Day of the Covenant
In November 1838 Andries Pretorius planned an expedition against Zulu warlord Dingane. The Boers numbered 464 against the 10,000-strong Zulu warriors. Pretorius concentrated on developing obedience and discipline among his demoralized troops. On December 9, 1838, the deeply religious Boers, led by Pretorius, made a covenant with God that if He would give them victory they would commemorate the event annually with a day of thanksgiving. The Boers repeated the covenant every evening until the day of the Blood River battle on December 16.
When the battle was over, 3,000 Zulu warriors lay dead. Only three Boers were injured, one of whom was Andries Pretorius. The 464 soldiers didn’t credit the miraculous victory to their military or technological power. They paid homage to God for His deliverance. As was promised, the Day of the Covenant was immediately instituted and was annually observed by all Afrikaners. A memorial building was constructed in Pretoria and dedicated to God—standing as a reminder to all Afrikaners of His direct intervention in the founding of South Africa.
This national day of thanksgiving was observed annually up until the handover of power to the anc in 1994. At this time Nelson Mandela changed the the Day of the Covenant to the “Day of Reconciliation.” It is now observed by anc/sacp followers as the day on which Umkhonto we Sizwe launched its campaign against the government of South Africa in 1961.

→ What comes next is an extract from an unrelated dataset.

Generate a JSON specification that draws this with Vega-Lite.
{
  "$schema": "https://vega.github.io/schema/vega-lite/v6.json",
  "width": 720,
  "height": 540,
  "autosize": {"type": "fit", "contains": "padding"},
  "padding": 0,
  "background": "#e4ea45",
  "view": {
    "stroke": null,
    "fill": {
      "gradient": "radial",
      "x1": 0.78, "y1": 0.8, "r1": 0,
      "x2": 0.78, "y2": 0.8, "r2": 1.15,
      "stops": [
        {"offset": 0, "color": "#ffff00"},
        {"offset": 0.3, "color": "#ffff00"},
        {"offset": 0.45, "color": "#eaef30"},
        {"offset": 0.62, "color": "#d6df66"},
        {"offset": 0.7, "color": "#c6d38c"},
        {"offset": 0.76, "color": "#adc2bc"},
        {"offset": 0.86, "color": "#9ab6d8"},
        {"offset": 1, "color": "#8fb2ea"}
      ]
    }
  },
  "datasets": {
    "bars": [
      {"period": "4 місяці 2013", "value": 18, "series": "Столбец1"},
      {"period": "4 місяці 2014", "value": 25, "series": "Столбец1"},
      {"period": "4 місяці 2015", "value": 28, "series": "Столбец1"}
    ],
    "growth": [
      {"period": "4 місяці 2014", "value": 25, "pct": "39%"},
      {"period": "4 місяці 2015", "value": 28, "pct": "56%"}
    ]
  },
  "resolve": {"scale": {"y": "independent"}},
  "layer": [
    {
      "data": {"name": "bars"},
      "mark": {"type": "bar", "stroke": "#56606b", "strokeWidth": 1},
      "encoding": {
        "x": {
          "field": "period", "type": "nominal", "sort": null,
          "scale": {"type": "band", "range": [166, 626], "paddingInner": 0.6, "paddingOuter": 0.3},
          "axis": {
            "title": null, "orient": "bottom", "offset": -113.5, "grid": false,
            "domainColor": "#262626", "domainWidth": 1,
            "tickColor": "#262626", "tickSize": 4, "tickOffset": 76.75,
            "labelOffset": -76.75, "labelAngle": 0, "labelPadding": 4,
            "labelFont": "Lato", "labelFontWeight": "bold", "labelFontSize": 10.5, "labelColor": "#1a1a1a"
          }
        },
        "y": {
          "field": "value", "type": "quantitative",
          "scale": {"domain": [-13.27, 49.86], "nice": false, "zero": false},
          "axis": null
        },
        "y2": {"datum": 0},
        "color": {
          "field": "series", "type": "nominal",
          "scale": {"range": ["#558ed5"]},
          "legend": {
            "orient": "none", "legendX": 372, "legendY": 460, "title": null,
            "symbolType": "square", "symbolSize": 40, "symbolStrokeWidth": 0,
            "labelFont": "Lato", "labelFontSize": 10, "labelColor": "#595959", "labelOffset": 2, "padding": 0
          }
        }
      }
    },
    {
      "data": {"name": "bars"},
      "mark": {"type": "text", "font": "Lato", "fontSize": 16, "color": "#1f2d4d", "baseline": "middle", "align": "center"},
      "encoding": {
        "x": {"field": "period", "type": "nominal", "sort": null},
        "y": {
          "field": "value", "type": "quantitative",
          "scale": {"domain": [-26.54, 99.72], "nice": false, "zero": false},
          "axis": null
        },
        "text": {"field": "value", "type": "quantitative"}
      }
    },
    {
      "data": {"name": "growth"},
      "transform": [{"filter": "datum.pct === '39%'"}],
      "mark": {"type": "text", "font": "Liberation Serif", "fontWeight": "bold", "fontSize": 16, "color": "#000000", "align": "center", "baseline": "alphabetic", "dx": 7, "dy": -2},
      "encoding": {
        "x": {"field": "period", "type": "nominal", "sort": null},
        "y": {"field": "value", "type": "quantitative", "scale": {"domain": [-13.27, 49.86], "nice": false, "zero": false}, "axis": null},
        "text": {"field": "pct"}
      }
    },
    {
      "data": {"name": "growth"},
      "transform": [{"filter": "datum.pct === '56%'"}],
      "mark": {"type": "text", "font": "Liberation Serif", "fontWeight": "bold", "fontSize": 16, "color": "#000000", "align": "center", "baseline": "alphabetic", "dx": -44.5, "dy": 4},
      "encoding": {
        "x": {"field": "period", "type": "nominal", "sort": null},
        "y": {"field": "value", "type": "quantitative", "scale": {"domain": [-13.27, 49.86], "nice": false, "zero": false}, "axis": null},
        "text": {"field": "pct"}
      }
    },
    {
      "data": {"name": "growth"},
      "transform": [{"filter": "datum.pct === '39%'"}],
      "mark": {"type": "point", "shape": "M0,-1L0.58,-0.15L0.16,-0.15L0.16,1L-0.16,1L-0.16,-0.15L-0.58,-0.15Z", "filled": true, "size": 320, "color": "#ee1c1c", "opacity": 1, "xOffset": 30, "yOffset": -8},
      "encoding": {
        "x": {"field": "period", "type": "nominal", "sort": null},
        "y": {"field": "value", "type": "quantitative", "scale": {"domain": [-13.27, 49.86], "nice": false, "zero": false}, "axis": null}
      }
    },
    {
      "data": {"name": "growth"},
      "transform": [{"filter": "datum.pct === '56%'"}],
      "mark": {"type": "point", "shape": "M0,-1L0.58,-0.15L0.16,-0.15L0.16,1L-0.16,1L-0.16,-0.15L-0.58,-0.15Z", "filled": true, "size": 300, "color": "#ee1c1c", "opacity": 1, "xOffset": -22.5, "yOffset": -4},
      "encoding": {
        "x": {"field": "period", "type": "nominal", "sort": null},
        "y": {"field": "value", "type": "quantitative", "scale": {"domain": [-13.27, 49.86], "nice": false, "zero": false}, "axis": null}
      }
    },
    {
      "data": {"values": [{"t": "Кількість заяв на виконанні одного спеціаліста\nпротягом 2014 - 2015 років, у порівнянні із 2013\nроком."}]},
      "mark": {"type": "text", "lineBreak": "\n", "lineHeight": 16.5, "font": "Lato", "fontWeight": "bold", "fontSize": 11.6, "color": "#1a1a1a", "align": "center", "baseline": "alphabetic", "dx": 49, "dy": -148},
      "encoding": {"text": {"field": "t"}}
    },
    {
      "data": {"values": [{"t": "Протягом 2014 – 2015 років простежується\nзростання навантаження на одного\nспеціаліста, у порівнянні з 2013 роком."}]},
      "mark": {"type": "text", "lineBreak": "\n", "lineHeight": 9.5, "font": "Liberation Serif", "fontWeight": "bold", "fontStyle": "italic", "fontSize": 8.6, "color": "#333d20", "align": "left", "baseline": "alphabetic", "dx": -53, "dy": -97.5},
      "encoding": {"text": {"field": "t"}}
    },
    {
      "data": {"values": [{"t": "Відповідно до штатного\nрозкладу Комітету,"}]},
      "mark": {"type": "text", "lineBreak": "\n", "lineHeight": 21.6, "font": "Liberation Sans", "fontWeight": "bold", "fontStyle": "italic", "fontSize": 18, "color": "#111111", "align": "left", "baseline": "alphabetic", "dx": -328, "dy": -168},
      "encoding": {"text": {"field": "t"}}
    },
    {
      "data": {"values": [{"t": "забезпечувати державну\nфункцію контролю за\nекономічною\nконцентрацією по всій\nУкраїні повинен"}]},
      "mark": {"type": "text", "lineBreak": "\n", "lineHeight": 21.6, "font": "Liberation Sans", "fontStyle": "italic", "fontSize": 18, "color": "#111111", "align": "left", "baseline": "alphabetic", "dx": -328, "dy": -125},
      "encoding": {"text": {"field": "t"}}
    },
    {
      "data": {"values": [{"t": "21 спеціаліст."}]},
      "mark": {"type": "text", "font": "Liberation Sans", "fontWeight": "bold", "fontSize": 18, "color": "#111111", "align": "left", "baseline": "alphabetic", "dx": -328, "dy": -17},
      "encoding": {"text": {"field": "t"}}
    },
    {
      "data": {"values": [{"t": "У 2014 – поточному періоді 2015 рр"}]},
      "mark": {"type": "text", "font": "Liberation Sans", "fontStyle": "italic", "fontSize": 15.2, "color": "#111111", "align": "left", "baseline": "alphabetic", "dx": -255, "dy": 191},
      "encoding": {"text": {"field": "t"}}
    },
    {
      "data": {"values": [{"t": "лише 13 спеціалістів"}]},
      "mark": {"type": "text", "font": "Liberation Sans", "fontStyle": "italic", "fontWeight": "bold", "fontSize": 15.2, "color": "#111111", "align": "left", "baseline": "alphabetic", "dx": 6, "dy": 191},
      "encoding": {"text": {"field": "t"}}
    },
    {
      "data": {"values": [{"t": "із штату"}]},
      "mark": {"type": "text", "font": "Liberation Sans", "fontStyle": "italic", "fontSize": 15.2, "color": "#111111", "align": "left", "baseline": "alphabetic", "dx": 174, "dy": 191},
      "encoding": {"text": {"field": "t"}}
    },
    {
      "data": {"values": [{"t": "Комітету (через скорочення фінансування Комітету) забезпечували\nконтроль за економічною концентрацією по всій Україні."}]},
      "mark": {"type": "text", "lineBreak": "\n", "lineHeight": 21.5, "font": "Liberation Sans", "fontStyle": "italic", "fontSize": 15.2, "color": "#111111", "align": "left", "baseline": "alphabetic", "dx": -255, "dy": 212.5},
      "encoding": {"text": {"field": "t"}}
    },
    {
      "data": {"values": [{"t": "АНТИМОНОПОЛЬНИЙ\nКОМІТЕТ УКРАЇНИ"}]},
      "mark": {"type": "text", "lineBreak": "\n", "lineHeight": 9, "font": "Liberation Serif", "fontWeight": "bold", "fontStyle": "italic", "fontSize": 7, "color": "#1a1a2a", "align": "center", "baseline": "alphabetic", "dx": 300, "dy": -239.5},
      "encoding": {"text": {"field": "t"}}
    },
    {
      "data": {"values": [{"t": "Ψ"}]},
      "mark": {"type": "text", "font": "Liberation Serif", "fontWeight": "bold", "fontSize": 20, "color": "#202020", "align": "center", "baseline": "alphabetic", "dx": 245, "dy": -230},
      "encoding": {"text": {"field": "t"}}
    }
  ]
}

My brethren and fellow countrymen, at this moment we stand before the holy God of heaven and earth, to make a promise, if He will be with us and protect us and deliver the enemy into our hands so that we may triumph over him, that we shall observe the day and the date as an anniversary in each year and a day of thanksgiving like the Sabbath, in His honour; and that we shall enjoin our children that they must take part with us in this, for a remembrance even for our posterity; and if anyone sees a difficulty in this, let him return from this place. For the honour of His name shall be joyfully exalted, and to Him the fame and honour of the victory must be given.